`Nakkasi’ the jewellery that truly brings the Gods to life (Part 1)
What if we told you that the piece of jewellery that adorns your neck speaks the language of the myths, represents the distilled wisdom of the ages, and has been influenced by Greek techniques?
Intrigued? Well read on for this is the story of `Nakkasi’ the jewellery that truly brings the Gods to life…
One of the three main jewellery techniques of South India – the other two being `Kundala velai’ (similar to kundan of north India) and `Kall-velai’ (closed setting of gemstones) , nakkasi has been very typical to South India, and has developed its own unique character.
Tracing the origins of Nakkasi
Nakkasi is known by various names like repousse sheet gold technique, nakashu velai, nakkashi, nakshi, embossing and micro repousse .
Repoussé is French and means "pushed up" while Chasing (which is the opposite of repousse) means to drive out, or to chase around which is what the artists are doing as they "chase" the forms on their metal in order to create their final design.
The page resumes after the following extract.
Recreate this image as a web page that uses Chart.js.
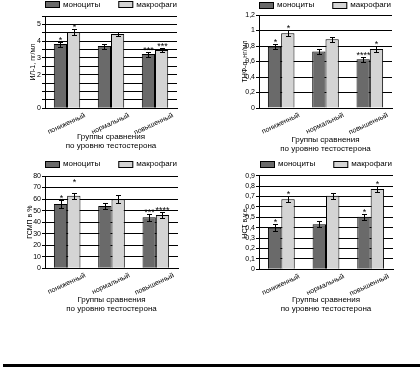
<!DOCTYPE html>
<html><head><meta charset="utf-8">
<script src="https://cdn.jsdelivr.net/npm/chart.js@4.4.0/dist/chart.umd.min.js"></script>
<style>
body{margin:0;background:#fff;width:420px;height:367px;position:relative;overflow:hidden}
canvas{position:absolute}
#rule{position:absolute;left:3px;top:364px;width:417px;height:3px;background:#000}
</style></head><body>
<canvas id="c1" width="210" height="160" style="left:0;top:0"></canvas>
<canvas id="c2" width="210" height="160" style="left:210px;top:0"></canvas>
<canvas id="c3" width="210" height="160" style="left:0;top:158px"></canvas>
<canvas id="c4" width="210" height="160" style="left:210px;top:158px"></canvas>
<div id="rule"></div>
<script>
// ---- data ----
const categories = ["пониженный", "нормальный", "повышенный"];
const seriesNames = ["моноциты", "макрофаги"];
const xTitle = ["Группы сравнения", "по уровню тестостерона"];

// chart 1
const c1Title = "ИЛ-1, пг/мл";
const c1Mono = [3.83, 3.71, 3.23];
const c1MonoErr = [0.15, 0.15, 0.15];
const c1Macro = [4.55, 4.42, 3.47];
const c1MacroErr = [0.18, 0.12, 0.12];
const c1MonoStars = ["*", "", "***"];
const c1MacroStars = ["*", "", "***"];
const c1Ticks = ["0", "", "", "", "2", "", "3", "", "4", "", "5", ""];

// chart 2
const c2Title = "ТНФ-α, нг/мл";
const c2Mono = [0.79, 0.73, 0.63];
const c2MonoErr = [0.035, 0.03, 0.03];
const c2Macro = [0.965, 0.887, 0.76];
const c2MacroErr = [0.035, 0.03, 0.04];
const c2MonoStars = ["*", "", "****"];
const c2MacroStars = ["*", "", "*"];
const c2Ticks = ["0", "0,2", "0,4", "0,6", "0,8", "1", "1,2"];

// chart 3
const c3Title = "ГСМП в %";
const c3Mono = [55.7, 54, 44.2];
const c3MonoErr = [3.2, 3, 3];
const c3Macro = [62.9, 59.8, 46.2];
const c3MacroErr = [2.5, 3.5, 3];
const c3MonoStars = ["*", "", "***"];
const c3MacroStars = ["*", "", "****"];
const c3MacroStarAt = [73, null, null];
const c3Ticks = ["0", "10", "20", "30", "40", "50", "60", "70", "80"];

// chart 4
const c4Title = "НСТ в у.е.";
const c4Mono = [0.40, 0.433, 0.506];
const c4MonoErr = [0.035, 0.03, 0.03];
const c4Macro = [0.673, 0.708, 0.772];
const c4MacroErr = [0.03, 0.03, 0.03];
const c4MonoStars = ["*", "", "*"];
const c4MacroStars = ["*", "", "*"];
const c4Ticks = ["0", "0,1", "0,2", "0,3", "0,4", "0,5", "0,6", "0,7", "0,8", "0,9"];

// ---- styling ----
const FONT = "'Liberation Sans', Arial, sans-serif";
const DARK = "#6a6a6a";
const LIGHT = "#d4d4d4";

const errPlugin = {
  id: 'errbars',
  afterDatasetsDraw(chart) {
    const ctx = chart.ctx;
    const ys = chart.scales.y;
    ctx.save();
    ctx.strokeStyle = '#000';
    ctx.lineWidth = 1;
    ctx.fillStyle = '#000';
    ctx.font = "9px " + FONT;
    ctx.textAlign = 'center';
    ctx.textBaseline = 'bottom';
    chart.data.datasets.forEach((ds, d) => {
      const meta = chart.getDatasetMeta(d);
      meta.data.forEach((el, i) => {
        const v = ds.data[i], e = ds.errors[i];
        const x = Math.round(el.x) + 0.5;
        const yt = Math.round(ys.getPixelForValue(v + e)) + 0.5;
        const yb = Math.round(ys.getPixelForValue(v - e)) + 0.5;
        ctx.beginPath();
        ctx.moveTo(x, yt); ctx.lineTo(x, yb);
        ctx.moveTo(x - 2.5, yt); ctx.lineTo(x + 2.5, yt);
        ctx.moveTo(x - 2.5, yb); ctx.lineTo(x + 2.5, yb);
        ctx.stroke();
        const s = ds.stars[i];
        if (s) {
          const at = ds.starAt && ds.starAt[i] != null ? ys.getPixelForValue(ds.starAt[i]) : yt;
          ctx.fillText(s, x, at + 3);
        }
      });
    });
    ctx.restore();
  }
};

// legend drawn from the datasets, centred over the plot area
const legendPlugin = {
  id: 'rowLegend',
  afterDraw(chart, args, opts) {
    const ctx = chart.ctx;
    const ca = chart.chartArea;
    ctx.save();
    ctx.font = "8px " + FONT;
    const items = chart.data.datasets.map(ds => ({text: ds.label, fill: ds.backgroundColor}));
    const widths = items.map(it => 15 + 3 + ctx.measureText(it.text).width);
    const total = widths.reduce((a, b) => a + b, 0) + 18 * (items.length - 1);
    let x = Math.round((ca.left + ca.right) / 2 - total / 2);
    const yc = opts.y;
    items.forEach((it, i) => {
      ctx.fillStyle = it.fill;
      ctx.fillRect(x, Math.round(yc - 3.5), 15, 7);
      ctx.strokeStyle = '#000';
      ctx.lineWidth = 1;
      ctx.strokeRect(x + 0.5, Math.round(yc - 3.5) + 0.5, 14, 6);
      ctx.fillStyle = '#000';
      ctx.textAlign = 'left';
      ctx.textBaseline = 'middle';
      ctx.fillText(it.text, x + 18, yc);
      x += widths[i] + 18;
    });
    ctx.restore();
  }
};

function makeChart(id, o) {
  new Chart(document.getElementById(id), {
    type: 'bar',
    data: {
      labels: categories,
      datasets: [
        {label: seriesNames[0], data: o.mono, errors: o.monoErr, stars: o.monoStars,
         backgroundColor: DARK, borderColor: '#000', borderWidth: 1,
         categoryPercentage: 0.6, barPercentage: 1},
        {label: seriesNames[1], data: o.macro, errors: o.macroErr, stars: o.macroStars, starAt: o.macroStarAt,
         backgroundColor: LIGHT, borderColor: '#000', borderWidth: 1,
         categoryPercentage: 0.6, barPercentage: 1}
      ]
    },
    options: {
      responsive: false, animation: false, devicePixelRatio: 1,
      layout: {padding: {top: o.top, left: 0, right: o.padR, bottom: 0}},
      plugins: {
        tooltip: {enabled: false},
        legend: {display: false},
        rowLegend: {y: o.legY}
      },
      scales: {
        x: {
          grid: {display: false, drawTicks: false},
          border: {color: '#000'},
          ticks: {autoSkip: false, maxRotation: 25, minRotation: 25, padding: 3, labelOffset: 18,
                  color: '#000', font: {size: 7, family: FONT}},
          title: {display: true, text: xTitle, color: '#000', font: {size: 8, family: FONT, lineHeight: 1.2},
                  padding: {top: 0, bottom: o.xPad}},
          afterFit: s => { s.height = 160 - o.bottom; }
        },
        y: {
          min: 0, max: o.max,
          grid: {color: '#000', lineWidth: 1, tickLength: 3},
          border: {color: '#000'},
          ticks: {stepSize: o.step, autoSkip: false, padding: 1, color: '#000', font: {size: 7, family: FONT},
                  callback: (v, i) => o.ticks[i]},
          title: {display: true, text: o.title, color: '#000', font: {size: 7, family: FONT},
                  padding: {top: o.yPad, bottom: 0}},
          afterFit: s => { s.width = o.left; }
        }
      }
    },
    plugins: [errPlugin, legendPlugin]
  });
}

makeChart('c1', {mono: c1Mono, monoErr: c1MonoErr, macro: c1Macro, macroErr: c1MacroErr,
  monoStars: c1MonoStars, macroStars: c1MacroStars, ticks: c1Ticks, title: c1Title,
  max: 5.5, step: 0.5, left: 45, padR: 33, top: 16, bottom: 108.3, xPad: 9, yPad: 28.5, legY: 4.7});
makeChart('c2', {mono: c2Mono, monoErr: c2MonoErr, macro: c2Macro, macroErr: c2MacroErr,
  monoStars: c2MonoStars, macroStars: c2MacroStars, ticks: c2Ticks, title: c2Title,
  max: 1.2, step: 0.2, left: 49, padR: 28, top: 15, bottom: 108, xPad: 6, yPad: 30.5, legY: 5});
makeChart('c3', {mono: c3Mono, monoErr: c3MonoErr, macro: c3Macro, macroErr: c3MacroErr,
  monoStars: c3MonoStars, macroStars: c3MacroStars, macroStarAt: c3MacroStarAt, ticks: c3Ticks, title: c3Title,
  max: 80, step: 10, left: 45, padR: 32, top: 18, bottom: 110.3, xPad: 4, yPad: 26, legY: 6});
makeChart('c4', {mono: c4Mono, monoErr: c4MonoErr, macro: c4Macro, macroErr: c4MacroErr,
  monoStars: c4MonoStars, macroStars: c4MacroStars, ticks: c4Ticks, title: c4Title,
  max: 0.9, step: 0.1, left: 49, padR: 27, top: 17.7, bottom: 111.3, xPad: 4, yPad: 30.5, legY: 6});
</script>
</body></html>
One of the oldest methods of jewellery making , repousse has been used since antiquity by the Greeks and Romans. It was used on gold/ silver for fine detailed jewellery or objects ; and on copper, tin/ bronze for larger sculptures. The earliest example of repousse is a bronze Greek armour plate from the 3rd century BC.
While in recent times the largest known sculpture created with this technique is the Statue of Liberty which has been formed by copper repoussé.
In India sheet gold jewellery filled with lac was found in the Indus Valley civilization, along with jewellery moulds. The practice of filling hollow pieces with a lac core (which is one of the main features of South Indian Nakkasi) is believed by scholars to be of Greek origin. Therefore we can safely assume that designs and manufacturing techniques travelled the trade routes from one region to the other.
Asvaghosha (the Buddhist writer) mentions the Nakkasi process in 1st century AD while Domingo Paes (Portuguese traveller) in 1520 describes a throne in the court of Vijayanagar (Hampi,Karnataka) decorated with Nakkasi .South indian jewelers displayed an extraordinary skill in working with sheet gold .The goldsmiths knowledge of metallurgy was very advanced and it looks as though they were influenced by the brass repousse work that was used to ornament temple doors and columns. Nakkasi on jewellery was in a sense a scaled-down version of this work.
The technique of Nakkasi
Silver or gold of high purity is beaten into a thin sheet and the desired image/design is reproduced on this sheet through stamping, repousse or moulding. Further decorative details are then executed on the surface with fine etching and engraving tools.
Next, a thin plate of gold or more oftenly silver is fixed to the back, which has a tiny hole in it. The completed piece is then filled with lac to retain the form of the piece as the sheet is thin.
In large ornaments all individual components are made separately and then assembled together. The units are either strung on a cord or chain or linked together.
Nakkasi technique enables the jeweler to shape gold into fabulous forms and decorate it with complex designs often enhanced with gemstones. One major reason for the popularity of nakkasi was that since gold was precious and scarce this technique made sure a little gold went a long way by keeping the jewellery light as thin sheets only were used.
“ The repousse technique employs a very small quantity of metal , beaten to paper thinness and then worked in such detail and opulence that it manages to convey an impression of weight and solidity, so that every design detail stands out in almost three-dimensional relief. Gods, humans and animal figures are set amidst dense foliage and scrolling cartouches, with petalled borders along the edges. The technique provided the jeweler with a canvas which he liberally utilized to tell a story. Religious myths , legends and folklore became popular subjects” – Usha Balakrishnan “Dance of the Peacock, Jewellery Traditions of India”
Its use of mythology
For the jewellery lover the most striking and unique feature of Nakkasi jewellery is its use of mythology. Nakkasi art in jewellery is like a canvas that tells stories from mythology - a painting crafted in gold. The pieces tend to be narrative in character and have a rich symbolism , like temple architecture the images used have a distinctive meaning and are based on hindu mythology.
One look at pieces like the Gowrishankaram necklace (which is a miniature Shiva shrine depicting Shiva & Parvati seated on the bull Rishabha) ; the Dashavatara waistbelt (with all ten incarnations of Vishnu) or the Jadai nagam (an elaborate ornament for the hair) and we can see how each piece makes up a story in itself.
“Handmade and painstakingly crafted, each ornament is the culmination of a creative process combining artistic genius, technical prowess and manual dexeterity, made with an attention to detail that could only be the product of love and dedication.” ibid
True, the templates are set as the jewellery is crafted using ready moulds or dyes but using these templates in various permutations and combinations- a sense of drama is created and the flexibility that this form gives is truly wonderful.